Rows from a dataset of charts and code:
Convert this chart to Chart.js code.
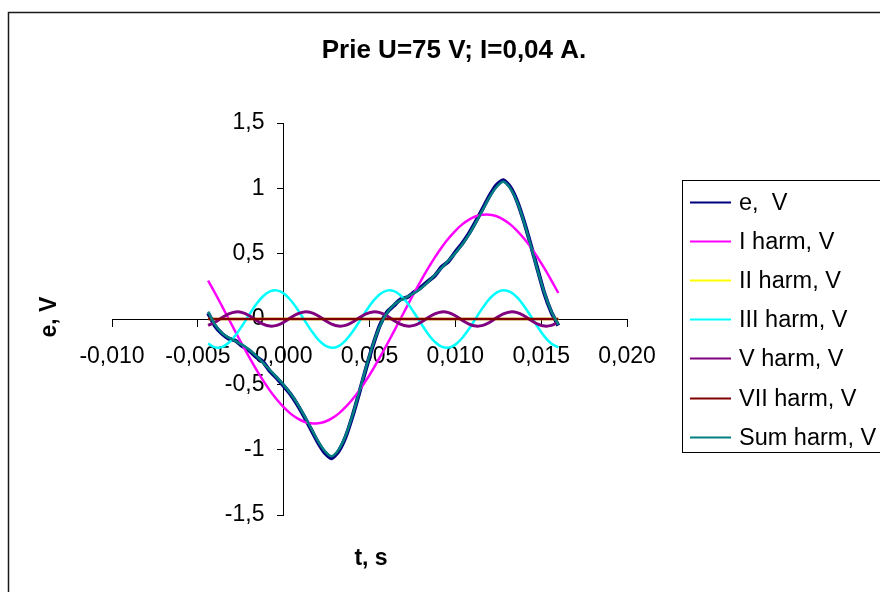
<!DOCTYPE html>
<html>
<head>
<meta charset="utf-8">
<title>Prie U=75 V; I=0,04 A.</title>
<script src="https://cdn.jsdelivr.net/npm/chart.js@4.4.1/dist/chart.umd.min.js"></script>
<style>
  html, body { margin: 0; padding: 0; background: #fff; }
  canvas { display: block; }
</style>
</head>
<body>
<canvas id="harmChart" width="880" height="592"></canvas>
<script>
// time, s
const tSec = [-0.0044, -0.0040, -0.0036, -0.0032, -0.0028, -0.0024, -0.0020, -0.0016, -0.0012, -0.0008,
  -0.0004, 0.0000, 0.0004, 0.0008, 0.0012, 0.0016, 0.0020, 0.0024, 0.0028, 0.0032,
  0.0036, 0.0040, 0.0044, 0.0048, 0.0052, 0.0056, 0.0060, 0.0064, 0.0068, 0.0072,
  0.0076, 0.0080, 0.0084, 0.0088, 0.0092, 0.0096, 0.0100, 0.0104, 0.0108, 0.0112,
  0.0116, 0.0120, 0.0124, 0.0128, 0.0132, 0.0136, 0.0140, 0.0144, 0.0148, 0.0152,
  0.0156, 0.0160];

// measured e, V
const eV = [0.045, -0.052, -0.112, -0.150, -0.166, -0.208, -0.242, -0.290, -0.328, -0.400,
  -0.452, -0.512, -0.576, -0.656, -0.748, -0.846, -0.945, -1.025, -1.065, -1.012,
  -0.905, -0.748, -0.566, -0.378, -0.202, -0.050, 0.048, 0.100, 0.150, 0.166,
  0.205, 0.242, 0.288, 0.330, 0.398, 0.441, 0.512, 0.578, 0.656, 0.748,
  0.846, 0.945, 1.025, 1.062, 1.010, 0.902, 0.746, 0.565, 0.376, 0.190,
  0.050, -0.050];

const harm1 = [0.294, 0.199, 0.100, 0.000, -0.100, -0.199, -0.294, -0.385, -0.470, -0.548,
  -0.616, -0.675, -0.724, -0.761, -0.786, -0.798, -0.798, -0.786, -0.761, -0.724,
  -0.675, -0.616, -0.548, -0.470, -0.385, -0.294, -0.199, -0.100, 0.000, 0.100,
  0.199, 0.294, 0.385, 0.470, 0.548, 0.616, 0.675, 0.724, 0.761, 0.786,
  0.798, 0.798, 0.786, 0.761, 0.724, 0.675, 0.616, 0.548, 0.470, 0.385,
  0.294, 0.199];

const harm2 = [0, 0, 0, 0, 0, 0, 0, 0, 0, 0,
  0, 0, 0, 0, 0, 0, 0, 0, 0, 0,
  0, 0, 0, 0, 0, 0, 0, 0, 0, 0,
  0, 0, 0, 0, 0, 0, 0, 0, 0, 0,
  0, 0, 0, 0, 0, 0, 0, 0, 0, 0,
  0, 0];

const harm3 = [-0.189, -0.217, -0.215, -0.182, -0.124, -0.048, 0.034, 0.112, 0.174, 0.211,
  0.219, 0.196, 0.145, 0.075, -0.007, -0.087, -0.156, -0.202, -0.220, -0.207,
  -0.165, -0.100, -0.021, 0.061, 0.135, 0.189, 0.217, 0.215, 0.182, 0.124,
  0.048, -0.034, -0.112, -0.174, -0.211, -0.219, -0.196, -0.145, -0.075, 0.007,
  0.087, 0.156, 0.202, 0.220, 0.207, 0.165, 0.100, 0.021, -0.061, -0.135,
  -0.189, -0.217];

const harm5 = [-0.049, -0.025, 0.009, 0.039, 0.054, 0.049, 0.025, -0.009, -0.039, -0.054,
  -0.049, -0.025, 0.009, 0.039, 0.054, 0.049, 0.025, -0.009, -0.039, -0.054,
  -0.049, -0.025, 0.009, 0.039, 0.054, 0.049, 0.025, -0.009, -0.039, -0.054,
  -0.049, -0.025, 0.009, 0.039, 0.054, 0.049, 0.025, -0.009, -0.039, -0.054,
  -0.049, -0.025, 0.009, 0.039, 0.054, 0.049, 0.025, -0.009, -0.039, -0.054,
  -0.049, -0.025];

const harm7 = [0, 0, 0, 0, 0, 0, 0, 0, 0, 0,
  0, 0, 0, 0, 0, 0, 0, 0, 0, 0,
  0, 0, 0, 0, 0, 0, 0, 0, 0, 0,
  0, 0, 0, 0, 0, 0, 0, 0, 0, 0,
  0, 0, 0, 0, 0, 0, 0, 0, 0, 0,
  0, 0];

const harmSum = [0.056, -0.043, -0.106, -0.143, -0.170, -0.198, -0.235, -0.282, -0.335, -0.391,
  -0.446, -0.504, -0.570, -0.647, -0.739, -0.836, -0.935, -1.010, -1.050, -1.000,
  -0.895, -0.741, -0.560, -0.370, -0.196, -0.056, 0.043, 0.106, 0.143, 0.170,
  0.198, 0.235, 0.282, 0.335, 0.391, 0.446, 0.504, 0.570, 0.647, 0.739,
  0.836, 0.935, 1.010, 1.050, 1.000, 0.895, 0.741, 0.560, 0.370, 0.196,
  0.056, -0.043];

const seriesNames = ['e,  V', 'I harm, V', 'II harm, V', 'III harm, V', 'V harm, V', 'VII harm, V', 'Sum harm, V'];
const seriesColors = ['#000080', '#ff00ff', '#ffff00', '#00ffff', '#800080', '#800000', '#008080'];
const seriesWidths = [4, 2.5, 2.5, 2.5, 3, 2.5, 2.5];
const seriesData = [eV, harm1, harm2, harm3, harm5, harm7, harmSum];

const titleText = 'Prie U=75 V; I=0,04 A.';
const xTitle = 't, s';
const yTitle = 'e, V';

const FONT = '"Liberation Sans", Arial, sans-serif';
Chart.defaults.font.family = FONT;
Chart.defaults.color = '#000';

const toPts = ys => tSec.map((x, i) => ({ x, y: ys[i] }));

// Excel-like frame, title, axis titles and legend
const decor = {
  id: 'decor',
  afterDraw(chart) {
    const c = chart.ctx;
    c.save();
    c.strokeStyle = '#1a1a1a';
    c.lineWidth = 1.5;
    c.strokeRect(8.5, 12.5, 1000, 700);

    c.fillStyle = '#000';
    c.textAlign = 'center';
    c.textBaseline = 'alphabetic';
    c.font = 'bold 26px ' + FONT;
    c.fillText(titleText, 454, 58);

    c.font = 'bold 23px ' + FONT;
    c.fillText(xTitle, 371, 565);
    c.save();
    c.translate(56, 317);
    c.rotate(-Math.PI / 2);
    c.fillText(yTitle, 0, 0);
    c.restore();

    // legend
    c.strokeStyle = '#000';
    c.lineWidth = 1;
    c.strokeRect(682.5, 180.5, 400, 272);
    c.font = '23.5px ' + FONT;
    c.textAlign = 'left';
    c.textBaseline = 'middle';
    seriesNames.forEach((name, i) => {
      const y = Math.round(202 + i * 39.1) + 0.5;
      c.strokeStyle = seriesColors[i];
      c.lineWidth = 2;
      c.beginPath();
      c.moveTo(690, y);
      c.lineTo(731, y);
      c.stroke();
      c.fillStyle = '#000';
      c.fillText(name, 739, y + 1);
    });
    c.restore();
  }
};

new Chart(document.getElementById('harmChart'), {
  type: 'line',
  data: {
    datasets: seriesData.map((ys, i) => ({
      label: seriesNames[i],
      data: toPts(ys),
      borderColor: seriesColors[i],
      backgroundColor: seriesColors[i],
      borderWidth: seriesWidths[i],
      pointRadius: 0,
      tension: i === 0 ? 0.2 : 0.35,
      fill: false,
      order: seriesData.length - i
    }))
  },
  options: {
    responsive: false,
    animation: false,
    layout: { padding: { left: 112, right: 253, top: 123, bottom: 77 } },
    plugins: {
      legend: { display: false },
      title: { display: false },
      tooltip: { enabled: false }
    },
    scales: {
      x: {
        type: 'linear',
        min: -0.01,
        max: 0.02,
        position: { y: 0 },
        border: { display: true, color: '#000', width: 1 },
        grid: { drawOnChartArea: false, drawTicks: true, tickLength: 7, color: '#000' },
        ticks: {
          stepSize: 0.005,
          autoSkip: false,
          maxRotation: 0,
          padding: 17,
          font: { size: 23 },
          color: '#000',
          callback: v => Math.abs(v) < 1e-9 ? '0,000' : v.toFixed(3).replace('.', ',')
        }
      },
      y: {
        type: 'linear',
        min: -1.5,
        max: 1.5,
        position: { x: 0 },
        border: { display: true, color: '#000', width: 1 },
        grid: { drawOnChartArea: false, drawTicks: true, tickLength: 6, color: '#000' },
        ticks: {
          stepSize: 0.5,
          font: { size: 23 },
          color: '#000',
          // positioned axis puts labels flush on the line; trailing spaces give the gap
          callback: v => String(Math.round(v * 10) / 10).replace('.', ',') + '   '
        }
      }
    }
  },
  plugins: [decor]
});
</script>
</body>
</html>
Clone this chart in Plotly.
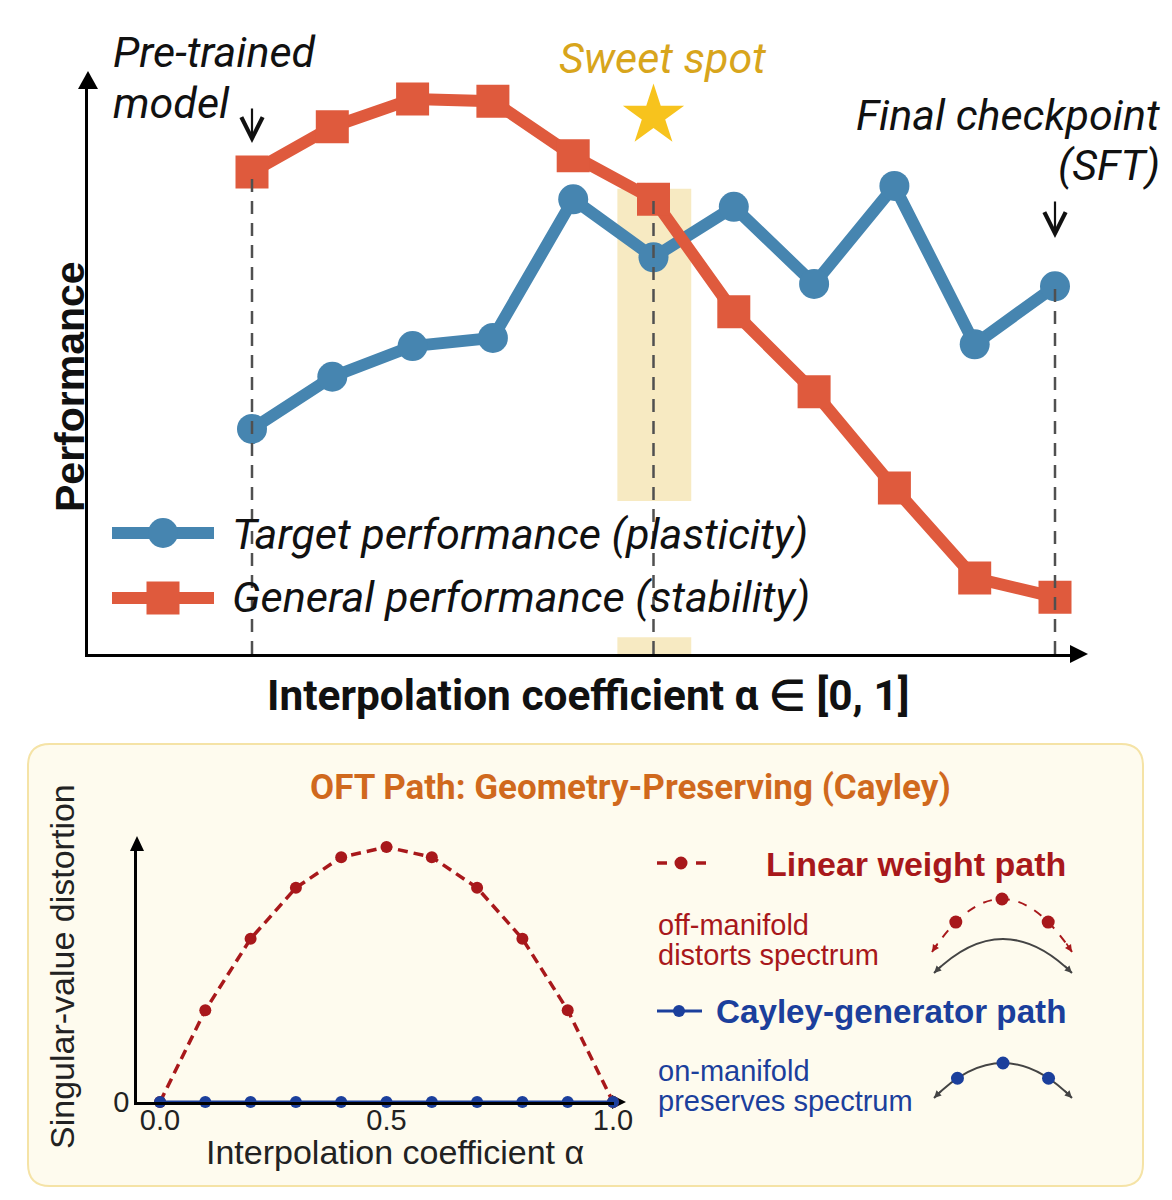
import plotly.graph_objects as go

# the page keeps the browser's 8px body margin, so the figure is drawn 8px in
OFF = 8
FW, FH = 1172 - 2 * OFF, 1200 - 2 * OFF

# interpolation coefficient alpha, 11 checkpoints
ALPHA = [0.0, 0.1, 0.2, 0.3, 0.4, 0.5, 0.6, 0.7, 0.8, 0.9, 1.0]
TARGET_PERF = [0.388, 0.478, 0.531, 0.545, 0.784, 0.684, 0.771, 0.638, 0.807, 0.534, 0.634]
GENERAL_PERF = [0.831, 0.909, 0.957, 0.953, 0.859, 0.784, 0.590, 0.452, 0.286, 0.131, 0.098]
SWEET_SPOT = 0.5
SWEET_BAND = [0.455, 0.547]
STAR_LEVEL = 0.928

# bottom panel: singular-value distortion along both paths
LINEAR_DIST = [0.0, 0.36, 0.64, 0.84, 0.96, 1.0, 0.96, 0.84, 0.64, 0.36, 0.0]
CAYLEY_DIST = [0.0, 0.0, 0.0, 0.0, 0.0, 0.0, 0.0, 0.0, 0.0, 0.0, 0.0]
BOTTOM_TICKS = [0.0, 0.5, 1.0]
BOTTOM_TICK_TEXT = ["0.0", "0.5", "1.0"]

BLUE = "#4685b0"
RED = "#df5a3d"
GOLD = "#d8a51c"
STAR = "#f7c31d"
DARK_RED = "#a8181b"
DARK_BLUE = "#1b3f9c"
ORANGE = "#d0691d"
INK = "#111111"
GREY = "#444444"


def fx(p):
    return (p - OFF) / FW


def fy(p):
    return 1 - (p - OFF) / FH


def bez(p0, c, p1, t):
    return ((1 - t) ** 2 * p0[0] + 2 * t * (1 - t) * c[0] + t ** 2 * p1[0],
            (1 - t) ** 2 * p0[1] + 2 * t * (1 - t) * c[1] + t ** 2 * p1[1])


fig = go.Figure()

# ---- top chart ----
fig.add_trace(go.Scatter(
    x=ALPHA, y=TARGET_PERF, mode="lines+markers", xaxis="x", yaxis="y",
    line=dict(color=BLUE, width=12), marker=dict(color=BLUE, size=30, symbol="circle"),
    cliponaxis=False, showlegend=False,
))
fig.add_trace(go.Scatter(
    x=ALPHA, y=GENERAL_PERF, mode="lines+markers", xaxis="x", yaxis="y",
    line=dict(color=RED, width=12), marker=dict(color=RED, size=33, symbol="square"),
    cliponaxis=False, showlegend=False,
))
fig.add_trace(go.Scatter(
    x=[SWEET_SPOT], y=[STAR_LEVEL], mode="markers", xaxis="x", yaxis="y",
    marker=dict(color=STAR, size=46, symbol="star", line=dict(width=0)),
    cliponaxis=False, showlegend=False,
))

# ---- bottom chart ----
fig.add_trace(go.Scatter(
    x=ALPHA, y=LINEAR_DIST, mode="lines+markers", xaxis="x2", yaxis="y2",
    line=dict(color=DARK_RED, width=3.5, dash="10px,6px"), marker=dict(color=DARK_RED, size=12),
    cliponaxis=False, showlegend=False,
))
fig.add_trace(go.Scatter(
    x=ALPHA, y=CAYLEY_DIST, mode="lines+markers", xaxis="x2", yaxis="y2",
    line=dict(color=DARK_BLUE, width=3), marker=dict(color=DARK_BLUE, size=12),
    cliponaxis=False, showlegend=False,
))

shapes = []

# bottom panel background box (rounded)
bx0, by0, bx1, by1, r = 28, 744, 1143, 1186, 22
box_path = (
    f"M {fx(bx0 + r)},{fy(by0)} L {fx(bx1 - r)},{fy(by0)} Q {fx(bx1)},{fy(by0)} {fx(bx1)},{fy(by0 + r)} "
    f"L {fx(bx1)},{fy(by1 - r)} Q {fx(bx1)},{fy(by1)} {fx(bx1 - r)},{fy(by1)} "
    f"L {fx(bx0 + r)},{fy(by1)} Q {fx(bx0)},{fy(by1)} {fx(bx0)},{fy(by1 - r)} "
    f"L {fx(bx0)},{fy(by0 + r)} Q {fx(bx0)},{fy(by0)} {fx(bx0 + r)},{fy(by0)} Z"
)
shapes.append(dict(type="path", path=box_path, xref="paper", yref="paper",
                   fillcolor="#fefbee", line=dict(color="#f5e3a6", width=2), layer="below"))

# sweet spot band (broken behind the legend)
for y0, y1 in [(0.0, 0.029), (0.264, 0.802)]:
    shapes.append(dict(type="rect", xref="x", yref="y", x0=SWEET_BAND[0], x1=SWEET_BAND[1], y0=y0, y1=y1,
                       fillcolor="#f7eac2", line=dict(width=0), layer="below"))

# dashed drop lines at pre-trained, sweet spot and final checkpoint
for xv, yv in [(ALPHA[0], GENERAL_PERF[0]), (ALPHA[5], GENERAL_PERF[5]), (ALPHA[-1], TARGET_PERF[-1])]:
    shapes.append(dict(type="line", xref="x", yref="y", x0=xv, x1=xv, y0=0, y1=yv,
                       line=dict(color="#505050", width=2.5, dash="13px,9px"), layer="above"))


# axis arrowheads
def tri(tip, d, size=10, length=18):
    x, y = tip
    if d == "up":
        pts = [(x, y), (x - size, y + length), (x + size, y + length)]
    else:
        pts = [(x, y), (x - length, y - size), (x - length, y + size)]
    p = "M " + " L ".join(f"{fx(a)},{fy(b)}" for a, b in pts) + " Z"
    return dict(type="path", path=p, xref="paper", yref="paper", fillcolor="black",
                line=dict(width=0), layer="below")


shapes.append(tri((88, 71), "up"))
shapes.append(tri((1088, 654), "right", size=9, length=18))
shapes.append(tri((137, 836), "up", size=7, length=15))
shapes.append(tri((626, 1102), "right", size=7, length=14))

# top legend glyphs
for yc, col, kind in [(533, BLUE, "circle"), (598, RED, "rect")]:
    shapes.append(dict(type="line", xref="paper", yref="paper", x0=fx(112), x1=fx(214), y0=fy(yc), y1=fy(yc),
                       line=dict(color=col, width=12)))
    hs = 15 if kind == "circle" else 16.5
    shapes.append(dict(type=kind, xref="paper", yref="paper", x0=fx(163 - hs), x1=fx(163 + hs),
                       y0=fy(yc + hs), y1=fy(yc - hs), fillcolor=col, line=dict(width=0)))

# bottom legend glyphs
for xa, xb in [(657, 667), (696, 706)]:
    shapes.append(dict(type="line", xref="paper", yref="paper", x0=fx(xa), x1=fx(xb), y0=fy(863), y1=fy(863),
                       line=dict(color=DARK_RED, width=3.5)))
shapes.append(dict(type="line", xref="paper", yref="paper", x0=fx(657), x1=fx(702), y0=fy(1011), y1=fy(1011),
                   line=dict(color=DARK_BLUE, width=3)))


def dot(x, y, col, rad=6.5):
    return dict(type="circle", xref="paper", yref="paper", x0=fx(x - rad), x1=fx(x + rad),
                y0=fy(y + rad), y1=fy(y - rad), fillcolor=col, line=dict(width=0))


shapes.append(dot(681, 863, DARK_RED))
shapes.append(dot(679, 1011, DARK_BLUE, 6))

# small arc illustrations
arcs = [
    ((932, 952), (1002, 846), (1072, 952), DARK_RED, "dash", DARK_RED),
    ((934, 973), (1003, 905), (1072, 973), GREY, "solid", None),
    ((934, 1098), (1003, 1028), (1072, 1098), GREY, "solid", DARK_BLUE),
]
annotations = []
for p0, c, p1, col, dash, dcol in arcs:
    path = f"M {fx(p0[0])},{fy(p0[1])} Q {fx(c[0])},{fy(c[1])} {fx(p1[0])},{fy(p1[1])}"
    shapes.append(dict(type="path", path=path, xref="paper", yref="paper",
                       line=dict(color=col, width=2, dash=dash)))
    if dcol:
        for t in (0.17, 0.5, 0.83):
            bxp, byp = bez(p0, c, p1, t)
            shapes.append(dot(bxp, byp, dcol, 6.5))
    for end in (p0, p1):
        dx, dy = end[0] - c[0], end[1] - c[1]
        n = (dx * dx + dy * dy) ** 0.5
        annotations.append(dict(x=fx(end[0]), y=fy(end[1]), xref="paper", yref="paper", text="",
                                showarrow=True, arrowhead=2, arrowsize=0.9, arrowwidth=1.6, arrowcolor=col,
                                ax=-dx / n * 12, ay=-dy / n * 12))


def label(text, x, y, size, color=INK, anchor="left", family="Roboto", italic=False, bold=False, angle=0):
    annotations.append(dict(
        text=text, x=fx(x), y=fy(y), xref="paper", yref="paper", showarrow=False,
        xanchor=anchor, yanchor="middle", textangle=angle,
        font=dict(family=family, size=size, color=color,
                  style="italic" if italic else "normal", weight="bold" if bold else "normal"),
    ))


# top annotations
label("Pre-trained", 111, 52, 43, italic=True)
label("model", 111, 103, 43, italic=True)
label("Sweet spot", 662, 58, 43, color=GOLD, anchor="center", italic=True)
label("Final checkpoint", 1162, 115, 43, anchor="right", italic=True)
label("(SFT)", 1162, 165, 43, anchor="right", italic=True)
label("Target performance (plasticity)", 230, 534, 43.2, italic=True)
label("General performance (stability)", 230, 598, 43.2, italic=True)
label("Performance", 45, 387, 41, family="Liberation Sans", bold=True, angle=-90)
label("Interpolation coefficient α ∈ [0, 1]", 588, 696, 42.4, anchor="center", bold=True)
for xa, ya, ln in [(252, 143, 36), (1055, 238, 38)]:
    annotations.append(dict(x=fx(xa), y=fy(ya), xref="paper", yref="paper", text="", showarrow=True,
                            arrowhead=5, arrowsize=1.9, arrowwidth=2.2, arrowcolor=INK, ax=0, ay=-ln))

# bottom annotations
label("OFT Path: Geometry-Preserving (Cayley)", 630, 787, 35, color=ORANGE, anchor="center", bold=True)
label("Singular-value distortion", 62, 967, 34, color="#222222", anchor="center", family="Liberation Sans", angle=-90)
label("Interpolation coefficient α", 395, 1152, 34, color="#222222", anchor="center", family="Liberation Sans")
label("Linear weight path", 1068, 864, 34, color=DARK_RED, anchor="right", family="Liberation Sans", bold=True)
label("off-manifold", 656, 925, 29, color=DARK_RED, family="Liberation Sans")
label("distorts spectrum", 656, 955, 29, color=DARK_RED, family="Liberation Sans")
label("Cayley-generator path", 1068, 1011, 33.2, color=DARK_BLUE, anchor="right", family="Liberation Sans", bold=True)
label("on-manifold", 656, 1071, 29, color=DARK_BLUE, family="Liberation Sans")
label("preserves spectrum", 656, 1101, 29, color=DARK_BLUE, family="Liberation Sans")

# axis geometry (pixel positions of the library axes)
top_x0_px, top_unit = 252, 803
top_y0_px, top_unit_y = 654, 580
bot_x0_px, bot_unit = 160, 453
bot_y0_px, bot_unit_y = 1102, 255

fig.update_layout(
    width=FW, height=FH,
    margin=dict(l=0, r=0, t=0, b=0, autoexpand=False),
    paper_bgcolor="white", plot_bgcolor="rgba(0,0,0,0)",
    shapes=shapes, annotations=annotations,
    xaxis=dict(domain=[fx(88), fx(1072)],
               range=[(88 - top_x0_px) / top_unit, (1072 - top_x0_px) / top_unit],
               showline=True, linecolor="black", linewidth=3, showgrid=False, zeroline=False,
               showticklabels=False, ticks="", anchor="y", automargin=False),
    yaxis=dict(domain=[fy(654), fy(86)], range=[0, (top_y0_px - 86) / top_unit_y],
               showline=True, linecolor="black", linewidth=3, showgrid=False, zeroline=False,
               showticklabels=False, ticks="", anchor="x", automargin=False),
    xaxis2=dict(domain=[fx(137), fx(614)],
                range=[(137 - bot_x0_px) / bot_unit, (614 - bot_x0_px) / bot_unit],
                showline=True, linecolor="black", linewidth=2.5, showgrid=False, zeroline=False,
                tickvals=BOTTOM_TICKS, ticktext=BOTTOM_TICK_TEXT, ticks="", ticklabelstandoff=-10,
                tickfont=dict(family="Liberation Sans", size=29, color="#222222"), anchor="y2",
                automargin=False),
    yaxis2=dict(domain=[fy(1102), fy(845)], range=[0, (bot_y0_px - 845) / bot_unit_y],
                showline=True, linecolor="black", linewidth=2.5, showgrid=False, zeroline=False,
                tickvals=[0], ticktext=["0"], ticks="", ticklabelstandoff=-1,
                tickfont=dict(family="Liberation Sans", size=29, color="#222222"), anchor="x2",
                automargin=False),
)

fig.write_html("out.html", config={"displayModeBar": False})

> _Task objective_: Repeat only what runs from the first line of the records above to the line with "0.0156, 0.0160];", both included, word for word, minus the pictures.

> _Correct response_:
Convert this chart to Chart.js code.
<!DOCTYPE html>
<html>
<head>
<meta charset="utf-8">
<title>Prie U=75 V; I=0,04 A.</title>
<script src="https://cdn.jsdelivr.net/npm/chart.js@4.4.1/dist/chart.umd.min.js"></script>
<style>
  html, body { margin: 0; padding: 0; background: #fff; }
  canvas { display: block; }
</style>
</head>
<body>
<canvas id="harmChart" width="880" height="592"></canvas>
<script>
// time, s
const tSec = [-0.0044, -0.0040, -0.0036, -0.0032, -0.0028, -0.0024, -0.0020, -0.0016, -0.0012, -0.0008,
  -0.0004, 0.0000, 0.0004, 0.0008, 0.0012, 0.0016, 0.0020, 0.0024, 0.0028, 0.0032,
  0.0036, 0.0040, 0.0044, 0.0048, 0.0052, 0.0056, 0.0060, 0.0064, 0.0068, 0.0072,
  0.0076, 0.0080, 0.0084, 0.0088, 0.0092, 0.0096, 0.0100, 0.0104, 0.0108, 0.0112,
  0.0116, 0.0120, 0.0124, 0.0128, 0.0132, 0.0136, 0.0140, 0.0144, 0.0148, 0.0152,
  0.0156, 0.0160];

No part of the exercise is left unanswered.